-- BEGIN Data --

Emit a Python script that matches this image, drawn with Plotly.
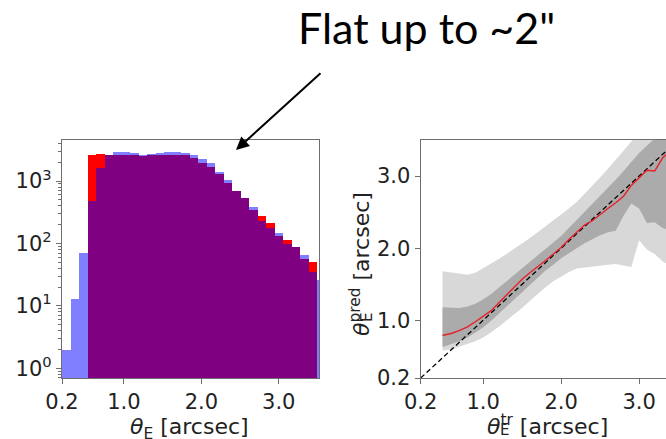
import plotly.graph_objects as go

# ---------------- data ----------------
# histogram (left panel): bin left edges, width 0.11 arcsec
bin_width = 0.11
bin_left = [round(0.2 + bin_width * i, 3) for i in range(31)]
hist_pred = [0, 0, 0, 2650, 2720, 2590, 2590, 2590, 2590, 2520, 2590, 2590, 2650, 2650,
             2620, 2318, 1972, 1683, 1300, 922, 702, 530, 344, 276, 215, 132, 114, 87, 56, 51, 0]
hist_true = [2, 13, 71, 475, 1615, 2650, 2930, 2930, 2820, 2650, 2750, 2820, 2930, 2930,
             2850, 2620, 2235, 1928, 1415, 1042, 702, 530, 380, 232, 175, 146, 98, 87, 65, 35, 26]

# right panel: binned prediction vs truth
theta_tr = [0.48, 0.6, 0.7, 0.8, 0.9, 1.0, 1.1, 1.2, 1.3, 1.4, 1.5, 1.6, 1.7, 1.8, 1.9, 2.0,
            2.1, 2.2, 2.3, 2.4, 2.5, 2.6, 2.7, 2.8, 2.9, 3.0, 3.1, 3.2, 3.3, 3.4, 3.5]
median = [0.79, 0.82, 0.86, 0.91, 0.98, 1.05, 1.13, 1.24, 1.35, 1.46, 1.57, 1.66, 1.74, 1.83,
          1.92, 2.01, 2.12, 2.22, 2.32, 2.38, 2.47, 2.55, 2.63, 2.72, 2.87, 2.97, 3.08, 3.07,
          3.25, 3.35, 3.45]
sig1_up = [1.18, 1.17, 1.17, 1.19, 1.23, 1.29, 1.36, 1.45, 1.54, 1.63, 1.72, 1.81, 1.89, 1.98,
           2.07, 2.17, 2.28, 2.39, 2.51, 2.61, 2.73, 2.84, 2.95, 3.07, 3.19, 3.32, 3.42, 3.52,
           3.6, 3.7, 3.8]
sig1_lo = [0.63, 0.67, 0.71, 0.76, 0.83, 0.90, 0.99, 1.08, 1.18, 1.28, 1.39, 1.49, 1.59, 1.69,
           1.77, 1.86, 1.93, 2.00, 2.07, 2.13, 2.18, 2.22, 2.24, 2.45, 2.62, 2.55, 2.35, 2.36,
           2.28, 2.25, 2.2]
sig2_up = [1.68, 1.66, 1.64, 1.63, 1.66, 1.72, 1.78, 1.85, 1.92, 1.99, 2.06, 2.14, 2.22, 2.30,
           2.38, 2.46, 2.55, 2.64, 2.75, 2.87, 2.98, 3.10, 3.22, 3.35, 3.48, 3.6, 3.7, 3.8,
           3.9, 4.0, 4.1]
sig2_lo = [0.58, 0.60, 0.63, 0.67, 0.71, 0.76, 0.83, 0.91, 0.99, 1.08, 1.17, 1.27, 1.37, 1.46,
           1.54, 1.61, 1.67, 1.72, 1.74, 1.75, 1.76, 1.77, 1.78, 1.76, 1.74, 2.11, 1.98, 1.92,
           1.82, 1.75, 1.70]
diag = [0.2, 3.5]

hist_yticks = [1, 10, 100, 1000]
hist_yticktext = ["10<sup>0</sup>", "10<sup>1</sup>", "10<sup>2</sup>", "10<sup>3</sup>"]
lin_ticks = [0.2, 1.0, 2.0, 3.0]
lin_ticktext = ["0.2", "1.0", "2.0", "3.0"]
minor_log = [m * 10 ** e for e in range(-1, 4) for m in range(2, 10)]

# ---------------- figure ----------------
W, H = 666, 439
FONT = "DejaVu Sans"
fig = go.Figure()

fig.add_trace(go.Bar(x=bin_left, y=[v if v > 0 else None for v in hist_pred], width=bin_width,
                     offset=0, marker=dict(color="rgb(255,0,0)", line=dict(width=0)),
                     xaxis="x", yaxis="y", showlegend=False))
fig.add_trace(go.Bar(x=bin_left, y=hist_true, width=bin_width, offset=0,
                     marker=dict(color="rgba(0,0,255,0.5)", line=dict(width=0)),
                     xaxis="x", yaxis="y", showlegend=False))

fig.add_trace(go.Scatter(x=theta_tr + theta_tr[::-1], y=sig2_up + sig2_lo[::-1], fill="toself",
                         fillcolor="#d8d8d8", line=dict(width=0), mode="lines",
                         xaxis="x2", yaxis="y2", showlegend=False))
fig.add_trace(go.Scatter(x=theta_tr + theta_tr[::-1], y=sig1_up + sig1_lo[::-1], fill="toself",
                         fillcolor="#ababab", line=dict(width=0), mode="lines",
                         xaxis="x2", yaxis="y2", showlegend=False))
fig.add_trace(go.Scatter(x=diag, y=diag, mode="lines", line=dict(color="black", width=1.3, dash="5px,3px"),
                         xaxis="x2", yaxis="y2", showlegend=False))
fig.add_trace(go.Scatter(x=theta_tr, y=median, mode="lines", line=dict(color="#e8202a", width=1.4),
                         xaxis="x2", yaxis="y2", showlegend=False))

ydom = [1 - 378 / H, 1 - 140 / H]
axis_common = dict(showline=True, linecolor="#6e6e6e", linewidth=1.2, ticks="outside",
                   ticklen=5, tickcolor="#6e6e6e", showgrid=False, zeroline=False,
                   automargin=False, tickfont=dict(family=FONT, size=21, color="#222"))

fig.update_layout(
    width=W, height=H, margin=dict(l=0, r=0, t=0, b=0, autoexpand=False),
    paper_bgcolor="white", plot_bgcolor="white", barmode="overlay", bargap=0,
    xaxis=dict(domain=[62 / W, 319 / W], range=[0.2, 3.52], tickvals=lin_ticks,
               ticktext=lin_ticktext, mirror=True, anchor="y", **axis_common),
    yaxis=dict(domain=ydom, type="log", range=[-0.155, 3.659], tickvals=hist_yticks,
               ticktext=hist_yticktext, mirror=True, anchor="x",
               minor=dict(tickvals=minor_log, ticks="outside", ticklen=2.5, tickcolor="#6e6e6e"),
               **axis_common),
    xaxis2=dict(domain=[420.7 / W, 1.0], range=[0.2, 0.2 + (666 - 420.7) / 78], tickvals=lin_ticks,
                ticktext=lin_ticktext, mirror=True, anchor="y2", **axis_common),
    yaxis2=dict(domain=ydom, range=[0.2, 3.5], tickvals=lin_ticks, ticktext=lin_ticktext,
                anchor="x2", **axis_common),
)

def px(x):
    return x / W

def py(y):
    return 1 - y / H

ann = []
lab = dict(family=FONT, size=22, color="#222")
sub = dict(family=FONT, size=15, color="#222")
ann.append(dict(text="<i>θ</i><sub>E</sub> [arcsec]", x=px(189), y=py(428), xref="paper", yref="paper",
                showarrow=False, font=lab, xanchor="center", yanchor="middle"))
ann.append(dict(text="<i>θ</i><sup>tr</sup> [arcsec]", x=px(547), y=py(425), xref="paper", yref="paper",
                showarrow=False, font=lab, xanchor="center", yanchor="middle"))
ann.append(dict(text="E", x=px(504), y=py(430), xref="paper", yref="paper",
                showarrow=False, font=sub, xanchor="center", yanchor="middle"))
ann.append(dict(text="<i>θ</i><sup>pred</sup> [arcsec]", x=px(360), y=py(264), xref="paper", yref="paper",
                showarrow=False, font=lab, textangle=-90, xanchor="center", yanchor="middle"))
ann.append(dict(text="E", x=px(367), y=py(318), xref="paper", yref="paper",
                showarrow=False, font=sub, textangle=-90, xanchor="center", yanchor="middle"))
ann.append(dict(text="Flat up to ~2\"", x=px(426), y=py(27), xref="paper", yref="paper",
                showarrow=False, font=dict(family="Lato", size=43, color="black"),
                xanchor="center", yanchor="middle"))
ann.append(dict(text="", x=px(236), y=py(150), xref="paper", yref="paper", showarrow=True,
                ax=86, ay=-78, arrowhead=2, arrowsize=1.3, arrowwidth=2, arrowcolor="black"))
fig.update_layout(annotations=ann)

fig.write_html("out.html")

-- END Data --

Write out again, exactly, the lines from the start of the listing up to the line containing "65, 35, 26]", with both ends and without pictures.

Emit a Python script that matches this image, drawn with Plotly.
import plotly.graph_objects as go

# ---------------- data ----------------
# histogram (left panel): bin left edges, width 0.11 arcsec
bin_width = 0.11
bin_left = [round(0.2 + bin_width * i, 3) for i in range(31)]
hist_pred = [0, 0, 0, 2650, 2720, 2590, 2590, 2590, 2590, 2520, 2590, 2590, 2650, 2650,
             2620, 2318, 1972, 1683, 1300, 922, 702, 530, 344, 276, 215, 132, 114, 87, 56, 51, 0]
hist_true = [2, 13, 71, 475, 1615, 2650, 2930, 2930, 2820, 2650, 2750, 2820, 2930, 2930,
             2850, 2620, 2235, 1928, 1415, 1042, 702, 530, 380, 232, 175, 146, 98, 87, 65, 35, 26]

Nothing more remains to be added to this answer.